Every night we would get air raids at about 4 o'clock in the morning. We had to go to the general quarters.
I was approximately 30 years old at the time of the invasion. In the mean time as we were there, we made practice landings on the shores of England.
While on the Dart River, plans were made which were called "Operation Tiger". I was to go out on this practice run at night. And it was forty years later before the secret came out to show how fortunate I was that I was not able to take part in this practice run. If I had I probably would not be writing this story today.
I saw the ships after they were totaled with their fan tails blown out by the German E boats. It seemed that the British escorts ran and did not give the protection they should have or this may not have happened. There were over seven hundred and forty soldiers killed in this operation and it was kept a secret from April 28, 1944. Two of the stricken ships were caused to sink within two hours.
At first two of the men aboard these vessels told us about the situation and how the dry run had gotten out of hand and stimulation had taken a bad turn where as the burning ships set off these ships turned to panic.
On June 4, 1944, we went to the Highden Dock to load up small ships for the invasion. We took on trucks called ducks, there were twenty on one of them, they could also swim. We also had twenty one tanks filled with ammunition. There were also half tracks, jeeps, and a hundred men from the 101st airborne division because the weather was bad.
We had to delay in starting for the invasion for twenty four hours. We left on the afternoon of the 5th at four p.m. I was told to get up as I was resting on my bunk, that the war was going by. I looked out to see ship after ship pass by, destroyers, cruisers, battleships, and every type you could imagine. The captain took us out on the deck and showed us a map of where we were going in case we got lost, we'd know where we'd be, approximately. He also gave us a paper copy from Eisenhower as to how difficult the enemy would be and what we were up against. The chaplain offered prayers, and to tell the truth, his knees were really shaking.
They laid down a barrage and it was like the fourth of July. The battleship Nevada was firing over our head and also the Texas was nearby.
The night of the invasion, around midnight, we heard theB-17s go over. Of course, it was a dark cloudy night. The Germans, I don't think, would ever expect anyone to start an invasion in the weather conditions that we started out in. The paratroopers landed and closed the river off, and they fought their way down to the beachhead. They had captured 214 German Prisoners of War, many of which were wounded.
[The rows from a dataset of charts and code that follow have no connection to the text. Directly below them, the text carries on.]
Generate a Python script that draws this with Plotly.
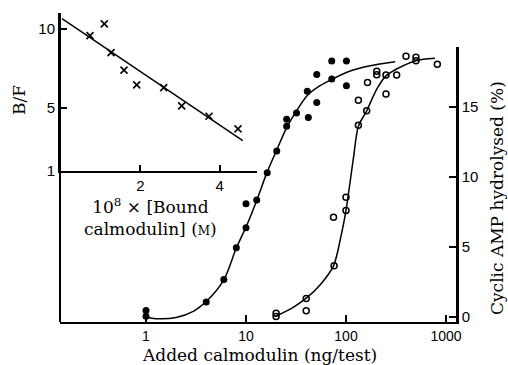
import plotly.graph_objects as go

# ---- Main plot data: activity vs added calmodulin ----
filled_x = [1, 1, 4, 6, 8, 10, 10, 12.8, 16.3, 20.3, 25.5, 25.5, 32, 42, 41, 51, 51, 72, 72, 101, 101]
filled_y = [0.45, 0.03, 1.05, 2.65, 4.93, 6.36, 8.06, 8.34, 10.28, 11.83, 13.6, 14.1, 14.55, 14.22,
            16.1, 15.3, 17.3, 18.26, 16.97, 18.26, 16.49]

open_x = [20, 20, 40, 40, 75, 76, 100, 100, 133, 161, 133, 164, 203, 203, 251, 251, 321, 398, 501, 501, 819]
open_y = [0.24, 0.02, 1.3, 0.43, 7.1, 3.63, 8.53, 7.58, 13.67, 14.7, 15.46, 16.73, 17.52, 17.28,
          17.26, 15.9, 17.26, 18.6, 18.52, 18.28, 18.02]

# fitted curves
filled_curve_x = [1.0, 1.25, 2.0, 3.0, 4.0, 6.0, 8.0, 10, 12.8, 16, 20, 25.5, 32, 41, 55, 72, 110, 175, 310]
filled_curve_y = [-0.04, -0.14, -0.06, 0.4, 1.08, 2.63, 4.9, 6.4, 8.3, 10.2, 11.8, 13.5, 14.7, 15.8,
                  16.5, 16.95, 17.55, 17.92, 18.2]

open_curve_x = [20, 28.6, 40, 55, 75, 90, 100, 118, 133, 161, 203, 251, 321, 501, 776]
open_curve_y = [0.05, 0.6, 1.32, 2.27, 3.63, 5.9, 7.6, 11.2, 13.6, 14.7, 16.25, 17.2, 17.69, 18.28, 18.45]

main_xticks = [1, 10, 100, 1000]
main_xticktext = ["1", "10", "100", "1000"]
main_yticks = [0, 5, 10, 15]

# ---- Inset data: B/F vs bound calmodulin ----
inset_x = [0.727, 1.088, 1.257, 1.585, 1.905, 2.586, 3.04, 3.73, 4.46]
inset_y = [9.58, 10.32, 8.5, 7.39, 6.46, 6.28, 5.13, 4.47, 3.67]
inset_fit_x = [0.02, 4.58]
inset_fit_y = [10.65, 2.93]
inset_xticks = [2, 4]
inset_yticks = [1, 5, 10]

SANS = "Liberation Sans, Arial, sans-serif"
SERIF = "DejaVu Serif, Liberation Serif, serif"

fig = go.Figure()

fig.add_trace(go.Scatter(x=filled_curve_x, y=filled_curve_y, mode="lines",
                         line=dict(color="black", width=1.5, shape="spline", smoothing=0.8),
                         xaxis="x", yaxis="y", hoverinfo="skip"))
fig.add_trace(go.Scatter(x=open_curve_x, y=open_curve_y, mode="lines",
                         line=dict(color="black", width=1.5, shape="spline", smoothing=0.8),
                         xaxis="x", yaxis="y", hoverinfo="skip"))
fig.add_trace(go.Scatter(x=filled_x, y=filled_y, mode="markers",
                         marker=dict(symbol="circle", size=7, color="black"),
                         xaxis="x", yaxis="y"))
fig.add_trace(go.Scatter(x=open_x, y=open_y, mode="markers",
                         marker=dict(symbol="circle-open", size=6, color="black", line=dict(width=1.5)),
                         xaxis="x", yaxis="y"))

fig.add_trace(go.Scatter(x=inset_fit_x, y=inset_fit_y, mode="lines",
                         line=dict(color="black", width=1.5), xaxis="x2", yaxis="y3"))
fig.add_trace(go.Scatter(x=inset_x, y=inset_y, mode="markers",
                         marker=dict(symbol="x-thin", size=7, color="black", line=dict(width=1.6, color="black")),
                         xaxis="x2", yaxis="y3"))

W, H = 508, 365
L, R, T, B = 60, 52, 13, 43
pw, ph = W - L - R, H - T - B


def px(xp):
    return (xp - L) / pw


def py(yp):
    return (H - B - yp) / ph


fig.update_layout(
    width=W, height=H,
    margin=dict(l=L, r=R, t=T, b=B),
    paper_bgcolor="white", plot_bgcolor="rgba(0,0,0,0)",
    showlegend=False,
    xaxis=dict(type="log", range=[-0.86, 3.1], domain=[0, 1], anchor="y",
               showline=True, linewidth=2, linecolor="black", mirror=False,
               ticks="inside", ticklen=7, tickwidth=1.5, tickcolor="black",
               tickvals=main_xticks, ticktext=main_xticktext,
               tickfont=dict(family=SANS, size=14, color="black"),
               showgrid=False, zeroline=False),
    yaxis=dict(side="right", anchor="x", domain=[0, py(47)], range=[-0.38, 19.26],
               showline=True, linewidth=2.5, linecolor="black",
               ticks="inside", ticklen=7, tickwidth=1.5, tickcolor="black",
               tickvals=main_yticks, tickfont=dict(family=SANS, size=15, color="black"),
               showgrid=False, zeroline=False),
    xaxis2=dict(domain=[0, px(257)], anchor="y3", range=[-0.03, 4.94],
                showline=True, linewidth=2, linecolor="black",
                ticks="inside", ticklen=6, tickwidth=1.5, tickcolor="black",
                tickvals=inset_xticks, tickfont=dict(family=SANS, size=15, color="black"),
                showgrid=False, zeroline=False),
    yaxis3=dict(domain=[py(171), 1], anchor="x2", range=[1, 11.01],
                showline=True, linewidth=2, linecolor="black",
                ticks="inside", ticklen=7, tickwidth=1.5, tickcolor="black",
                tickvals=inset_yticks, tickfont=dict(family=SANS, size=15, color="black"),
                showgrid=False, zeroline=False),
    shapes=[dict(type="line", xref="paper", yref="paper", x0=0, x1=0, y0=0, y1=1,
                 line=dict(color="black", width=2))],
    annotations=[
        dict(text="Added calmodulin (ng/test)", xref="paper", yref="paper",
             x=px(259), y=py(355), xanchor="center", yanchor="middle", showarrow=False,
             font=dict(family=SERIF, size=17, color="black")),
        dict(text="Cyclic AMP hydrolysed (%)", xref="paper", yref="paper",
             x=px(497), y=py(198), xanchor="center", yanchor="middle", showarrow=False,
             textangle=-90, font=dict(family=SERIF, size=17, color="black")),
        dict(text="B/F", xref="paper", yref="paper",
             x=px(19), y=py(100), xanchor="center", yanchor="middle", showarrow=False,
             textangle=-90, font=dict(family=SERIF, size=17, color="black")),
        dict(text="10<sup>8</sup> × [Bound<br>calmodulin] (<span style='font-size:12px'>M</span>)",
             xref="paper", yref="paper", x=px(150), y=py(217), xanchor="center", yanchor="middle",
             showarrow=False, align="center", font=dict(family=SERIF, size=17, color="black")),
    ],
)

fig.write_html("out.html", config={"displayModeBar": False},
               post_script="document.body.style.margin='0';")
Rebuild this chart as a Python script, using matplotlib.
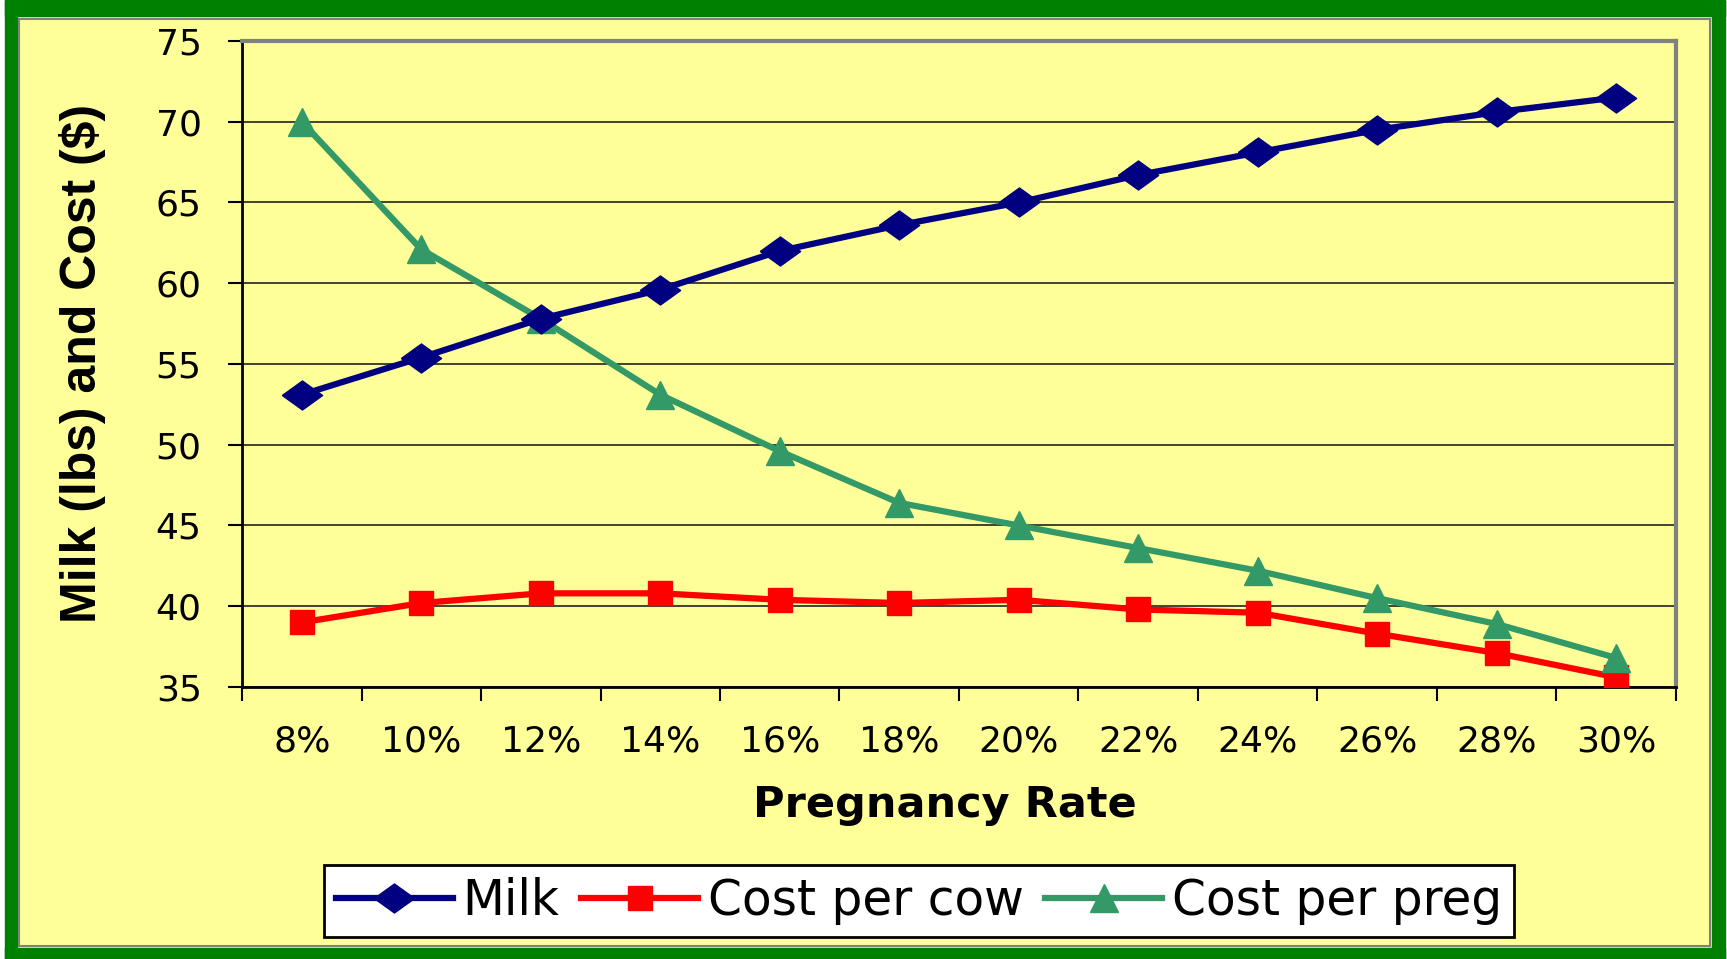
import matplotlib

matplotlib.use('Agg')
import matplotlib.pyplot as plt
from matplotlib.patches import Rectangle

# data
rates = ['8%', '10%', '12%', '14%', '16%', '18%', '20%', '22%', '24%', '26%', '28%', '30%']
milk = [53.1, 55.4, 57.8, 59.6, 62.0, 63.6, 65.0, 66.7, 68.1, 69.5, 70.6, 71.5]
cost_per_cow = [39.0, 40.2, 40.8, 40.8, 40.4, 40.2, 40.4, 39.8, 39.6, 38.3, 37.1, 35.6]
cost_per_preg = [70.0, 62.1, 57.8, 53.1, 49.6, 46.4, 45.0, 43.6, 42.2, 40.5, 38.9, 36.8]
y_ticks = [35, 40, 45, 50, 55, 60, 65, 70, 75]

W, H = 1727, 959
fig = plt.figure(figsize=(W / 100, H / 100), dpi=100)
fig.patch.set_facecolor('#FFFF99')

# green frame round the picture
def band(x, y, w, h, color):
    fig.patches.append(Rectangle((x / W, 1 - (y + h) / H), w / W, h / H,
                                 transform=fig.transFigure, color=color, zorder=0))

band(0, 0, 5, H, 'white')
band(W - 2, 0, 2, H, 'white')
band(5, 0, W - 7, 16, '#008000')
band(5, 0, 12, H, '#008000')
band(W - 15, 0, 13, H, '#008000')
band(5, H - 11, W - 7, 11, '#008000')
fig.patches.append(Rectangle((19 / W, 13 / H), (W - 36) / W, (H - 32) / H, fill=False,
                             edgecolor='#808080', lw=1.5, transform=fig.transFigure, zorder=1))

ax = fig.add_axes([242 / W, 1 - 687 / H, (1676 - 242) / W, (687 - 41) / H])
ax.set_facecolor('#FFFF99')
x = list(range(len(rates)))

diamond = [(-1, 0), (0, 0.72), (1, 0), (0, -0.72), (-1, 0)]
ax.plot(x, milk, color='#000080', lw=4.5, marker=diamond, ms=29, label='Milk', zorder=4)
ax.plot(x, cost_per_cow, color='#FF0000', lw=4.5, marker='s', ms=17, label='Cost per cow', zorder=3)
ax.plot(x, cost_per_preg, color='#339966', lw=4.5, marker='^', ms=20, label='Cost per preg', zorder=3)

ax.set_xlim(-0.5, len(rates) - 0.5)
ax.set_ylim(35, 75)
ax.set_yticks(y_ticks)
ax.grid(axis='y', color='#222222', lw=1.2, zorder=1)
ax.set_axisbelow(True)

ax.set_xticks(x)
ax.set_xticklabels(rates)
ax.set_xticks([i - 0.5 for i in range(len(rates) + 1)], minor=True)
ax.tick_params(axis='x', which='major', length=0, pad=27, labelsize=26, colors='black')
ax.tick_params(axis='x', which='minor', length=10, width=1.5, direction='out')
ax.tick_params(axis='y', length=10, width=1.5, pad=19, labelsize=26)

for s in ['left', 'bottom']:
    ax.spines[s].set_color('black')
    ax.spines[s].set_linewidth(2)
for s in ['top', 'right']:
    ax.spines[s].set_color('#808080')
    ax.spines[s].set_linewidth(3)

fig.text(83 / W, 1 - 363 / H, 'Milk (lbs) and Cost ($)', rotation=90, ha='center', va='center',
         fontsize=36, fontweight='bold', family=['Liberation Sans', 'DejaVu Sans'])
fig.text(945 / W, 1 - 805 / H, 'Pregnancy Rate', ha='center', va='center',
         fontsize=31, fontweight='bold')

leg = ax.legend(loc='center', bbox_to_anchor=(919 / W, 1 - 901 / H), bbox_transform=fig.transFigure,
                ncol=3, fontsize=35, handlelength=2.4, handletextpad=0.2, columnspacing=0.45,
                borderpad=0.25, fancybox=False, framealpha=1)
leg.get_frame().set_edgecolor('black')
leg.get_frame().set_linewidth(2)

plt.savefig('out.png', dpi=100, facecolor=fig.get_facecolor())
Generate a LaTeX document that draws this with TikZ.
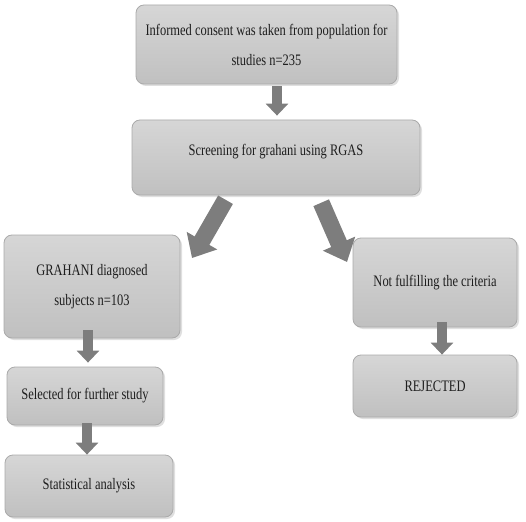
\documentclass[tikz,border=0pt]{standalone}
\usepackage{fontspec}
\setmainfont{Liberation Serif}[FakeStretch=0.78]
\usepackage{tikz}
\usetikzlibrary{arrows.meta, positioning, calc, shadows}
\definecolor{BoxTop}{RGB}{214, 214, 214}
\definecolor{BoxBottom}{RGB}{192, 192, 192}
\definecolor{BoxEdge}{RGB}{170, 170, 170}
\definecolor{ArrowGray}{RGB}{125, 125, 125}
\definecolor{TextDark}{RGB}{30, 30, 30}

\begin{document}
\begin{tikzpicture}[x=1pt, y=1pt,
    flowbox/.style={draw=BoxEdge, line width=0.8pt, rounded corners=8pt,
      top color=BoxTop, bottom color=BoxBottom, align=center,
      text=TextDark, font=\fontsize{16}{30}\selectfont, inner sep=2pt,
      drop shadow={shadow xshift=2pt, shadow yshift=-2pt, opacity=0.25, fill=gray}},
    downarrow/.style={draw=ArrowGray, line width=10pt,
      -{Triangle[width=22pt, length=12pt]}},
    bigarrow/.style={draw=ArrowGray, line width=17pt,
      -{Triangle[width=34pt, length=20pt]}}]
    \useasboundingbox (0,0) rectangle (526,-521);

    % Cajas
    \node[flowbox, minimum width=261, minimum height=79] (consent) at (266.5,-44.5)
      {Informed consent was taken from population for\\ studies n=235};
    \node[flowbox, minimum width=288, minimum height=75, text depth=16pt] (screen) at (276,-157.5)
      {Screening for grahani using RGAS};
    \node[flowbox, minimum width=176, minimum height=103] (diagnosed) at (92,-286.5)
      {GRAHANI diagnosed\\ subjects n=103};
    \node[flowbox, minimum width=164, minimum height=89] (notfit) at (435,-282.5)
      {Not fulfilling the criteria};
    \node[flowbox, minimum width=156, minimum height=58] (selected) at (85,-396)
      {Selected for further study};
    \node[flowbox, minimum width=168, minimum height=62] (stats) at (89,-486)
      {Statistical analysis};
    \node[flowbox, minimum width=164, minimum height=62] (rejected) at (435,-386)
      {REJECTED};

    % Flechas
    \coordinate (lefttip) at (192,-258);
    \coordinate (righttip) at (347,-262);
    \draw[downarrow, shorten <=2pt, shorten >=4pt] (consent.south -| 277,0) -- (screen.north -| 277,0);
    \draw[bigarrow, shorten <=5pt] ([xshift=-48pt]screen.south) -- (lefttip);
    \draw[bigarrow, shorten <=8pt] ([xshift=42pt]screen.south) -- (righttip);
    \draw[downarrow, shorten <=-8pt, shorten >=4pt] (diagnosed.south -| 88,0) -- (selected.north -| 88,0);
    \draw[downarrow, shorten <=-2pt] (selected.south -| 87,0) -- (stats.north -| 87,0);
    \draw[downarrow, shorten <=-5pt] (notfit.south -| 442,0) -- (rejected.north -| 442,0);
  \end{tikzpicture}
\end{document}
It was my duty to put them on a tank deck, take them back to England to treat them for their wounds.
For one example, one German had a hole in his chest. I asked the doctor, "What do we do with him?" He said, "Oh, put some peroxide on him and slap a bandage on him." So I did. I also had charge of feeding the prisoners and passing out the water to the prisoners. In the corners of the tank deck, there were paratroopers with machine guns guarding the prisoners.
We had about 50 paratroopers on our LST on one trip we made across. We were in the worst storm that lasted for three days, which is the worst storm in recorded history for over 60 years. Finally, as we get the beachhead under more control, they landed the troops and they were as glad to get off our ship as we were to be on the ship and not have to go onto shore at that time.
After we loaded the paratroopers, we could still hear the machine guns firing up in the hedgerows. Finally, the storm ended, after three days. The odor was terrible from having so many people aboard the ship with no facilities. We took them back to England to get more supplies. There was a great fear that we would not be able to get back in time to reinforce the troops so that they could continue going forward. We made six trips across the East Channel before the time came when I was to be sent back to Norfolk.